Матрос замер, не понимая, в чем дело, а я спокойно пожала плечами:
– Он носит вещи на палубу, Любовь Петровна.
– Там МОИ вещи!
– Там НАШИ вещи, – поправила я Павлинову. – Молодой человек, поставьте вот этот отдельно, в каюту я занесу его сама. Благодарю вас.
Мгновение спустя я оценила нелепость ситуации. Прима намеревалась позировать перед репортерами, но наказала сама себя. Не возмутись она, мой чемодан сочли бы реквизитом, не более того, а теперь объективы фотокамер были направлены на багаж в руках матроса. Можно не сомневаться, что в завтрашних сообщениях об отъезде труппы на гастроли немало внимания уделят перевязанному веревкой фибровому изделию.
Сквозь раздвинутые в вымученной улыбке губы Любовь Петровна прошипела:
– Не могли взять что-то приличней?
Один из репортеров в новеньком канотье (и почему репортеры так любят шляпы-канотье?) старательно конспектировал нашу беседу, потому я сообщила театральным шепотом:
– Он мне дорог как память о Качалове.
Обладатель канотье ахнул, невольно вмешиваясь в разговор:
– Чемодан вам подарил сам Качалов?!
– Нет, – я грустно покачала головой. – Но у Качалова был точно такой.
Прошипев «вечно вы!..», Любовь Петровна бросилась прочь – ближе к трем другим представителям прессы и подальше от меня.
– А… – начал следующий вопрос репортер, но я выразительно ткнула пальцем в сторону Примы, которую уже осаждала решительная громкоголосая девица с огромным блокнотом в руках.
Можно бы рассказать ему о том, что будущая всенародная артистка, а тогда просто Любочка N., приехала в Москву с куда более потрепанным багажом. Но не стоило портить легенду.
Если фотокамеры и запечатлели мое восхождение на пароход, то только со спины – я не звезда, чтобы освещать фальшивой улыбкой пристань и окрестности.
Может, к лучшему?
Обходиться без совести получается у многих, а вот без денег не удается никому.
Именно желание подзаработать подвигло большую часть труппы театра на участие в летних гастролях-бенефисе всенародно обожаемой Любови Павлиновой.
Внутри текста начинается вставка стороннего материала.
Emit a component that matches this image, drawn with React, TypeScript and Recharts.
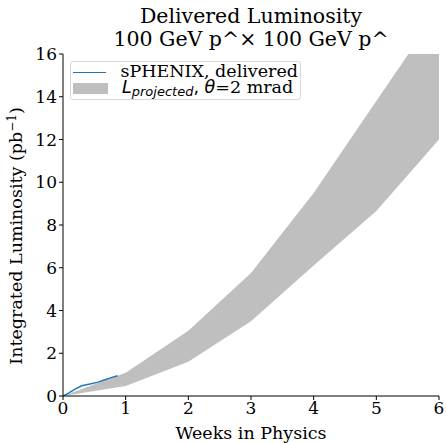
import React from 'react';
import { ComposedChart, Area, Line, XAxis, YAxis } from 'recharts';

// band: projected luminosity range, per week
const bandWeeks = [0, 1, 2, 3, 4, 5, 6];
const bandLow = [0, 0.47, 1.6, 3.5, 6.1, 8.65, 12.0];
const bandHigh = [0, 1.09, 3.05, 5.75, 9.5, 13.8, 18.1];

// delivered so far
const deliveredWeeks = [0, 0.1, 0.2, 0.3, 0.43, 0.56, 0.67, 0.77, 0.87];
const deliveredLumi = [0, 0.16, 0.33, 0.48, 0.56, 0.65, 0.76, 0.86, 0.95];

const xTicks = [0, 1, 2, 3, 4, 5, 6];
const yTicks = [0, 2, 4, 6, 8, 10, 12, 14, 16];

const bandData = bandWeeks.map((w, i) => ({ week: w, range: [bandLow[i], bandHigh[i]] }));
const lineData = deliveredWeeks.map((w, i) => ({ week: w, lumi: deliveredLumi[i] }));

const serif = '"DejaVu Serif", serif';
const mathSans = '"DejaVu Sans", sans-serif';

const LegendBox = () => (
  <div
    style={{
      position: 'absolute',
      left: 70,
      top: 61,
      fontFamily: serif,
      fontSize: 17.5,
      lineHeight: 1,
      color: '#000',
      background: 'rgba(255,255,255,0.8)',
      border: '1px solid #d8d8d8',
      borderRadius: 3,
      padding: '2px 2px 3px 2px',
      width: 225,
    }}
  >
    <div style={{ display: 'flex', alignItems: 'center', height: 16, whiteSpace: 'nowrap' }}>
      <span style={{ display: 'inline-block', width: 35, height: 0, borderTop: '1.5px solid #1f77b4', marginRight: 14 }} />
      <span>sPHENIX, delivered</span>
    </div>
    <div style={{ display: 'flex', alignItems: 'center', height: 16, whiteSpace: 'nowrap' }}>
      <span style={{ display: 'inline-block', width: 35, height: 11, background: '#bfbfbf', marginRight: 14 }} />
      <span>
        <i style={{ fontFamily: mathSans }}>L</i>
        <span style={{ fontFamily: mathSans, fontStyle: 'italic', fontSize: 13, position: 'relative', top: 3 }}>projected</span>
        <span style={{ fontFamily: mathSans }}>, </span>
        <i style={{ fontFamily: mathSans }}>θ</i>=2 mrad
      </span>
    </div>
  </div>
);

const YLabel = () => (
  <text
    x={22}
    y={236}
    transform="rotate(-90, 22, 236)"
    textAnchor="middle"
    fontFamily={serif}
    fontSize={17.5}
    fill="#000"
  >
    Integrated Luminosity (pb
    <tspan dy={-6} fontSize={12}>−1</tspan>
    <tspan dy={6}>)</tspan>
  </text>
);

const App = () => {
  return (
    <div style={{ position: 'absolute', left: 0, top: 0, width: 446, height: 443, background: '#fff' }}>
      <div
        style={{
          position: 'absolute',
          left: 63,
          width: 376,
          top: 5,
          textAlign: 'center',
          fontFamily: serif,
          fontSize: 20.5,
          lineHeight: '23px',
          color: '#000',
        }}
      >
        Delivered Luminosity
        <br />
        100 GeV p^× 100 GeV p^
      </div>
      <ComposedChart
        width={446}
        height={443}
        margin={{ top: 54, right: 7, left: 0, bottom: 0 }}
        data={bandData}
      >
        <XAxis
          xAxisId="b"
          type="number"
          dataKey="week"
          domain={[0, 6]}
          ticks={xTicks}
          allowDataOverflow
          height={47}
          axisLine={{ stroke: '#000', strokeWidth: 1 }}
          tickLine={{ stroke: '#000' }}
          tickSize={4}
          tick={{ fill: '#000', fontFamily: serif, fontSize: 17 }}
          label={{ value: 'Weeks in Physics', position: 'insideBottom', offset: 4, fill: '#000', fontFamily: serif, fontSize: 17.5 }}
        />
        <XAxis
          xAxisId="t"
          orientation="top"
          type="number"
          domain={[0, 6]}
          height={0}
          tick={false}
          tickLine={false}
          axisLine={{ stroke: '#000', strokeWidth: 1 }}
        />
        <YAxis
          yAxisId="l"
          type="number"
          domain={[0, 16]}
          ticks={yTicks}
          allowDataOverflow
          width={63}
          axisLine={{ stroke: '#000', strokeWidth: 1 }}
          tickLine={{ stroke: '#000' }}
          tickSize={4}
          tick={{ fill: '#000', fontFamily: serif, fontSize: 17 }}
          label={<YLabel />}
        />
        <YAxis
          yAxisId="r"
          orientation="right"
          type="number"
          domain={[0, 16]}
          width={0}
          tick={false}
          tickLine={false}
          axisLine={{ stroke: '#000', strokeWidth: 1 }}
        />
        <Area
          xAxisId="b"
          yAxisId="l"
          dataKey="range"
          type="linear"
          stroke="none"
          fill="#bfbfbf"
          fillOpacity={1}
          isAnimationActive={false}
        />
        <Line
          xAxisId="b"
          yAxisId="l"
          data={lineData}
          dataKey="lumi"
          type="linear"
          stroke="#1f77b4"
          strokeWidth={1.5}
          dot={false}
          isAnimationActive={false}
        />
      </ComposedChart>
      <LegendBox />
    </div>
  );
};

export default App;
Ее любили так сильно, что, играй Любовь Петровна Отелло, зрители охотно согласились бы помочь ей душить ни в чем не повинную Дездемону. Это один из самых трудных случаев популярности – когда актер не имеет права изменять своему амплуа и вынужден всю жизнь играть отъявленных героев, которых нормальному человеку (часто и ему самому) страстно хочется убить после третьего кадра.
Пинкертон, то есть я
Но популярность нашей Любови Петровны зиждилась на кинофильмах десятилетней давности, где она, хоть и с некоторым напряжением, блистала в ролях юных пастушек и служанок, выбившихся в звезды. С годами держать форму стало тяжело, и актриса благоразумно отказалась от бенефисов в столице. Гастроли же обещали выступления в небольших очагах культуры, где одно лишь появление Павлиновой вызывало бурю восторга и никакой критики. Любовь Петровна именовала такие мероприятия «хождением в народ» и устраивала их регулярно.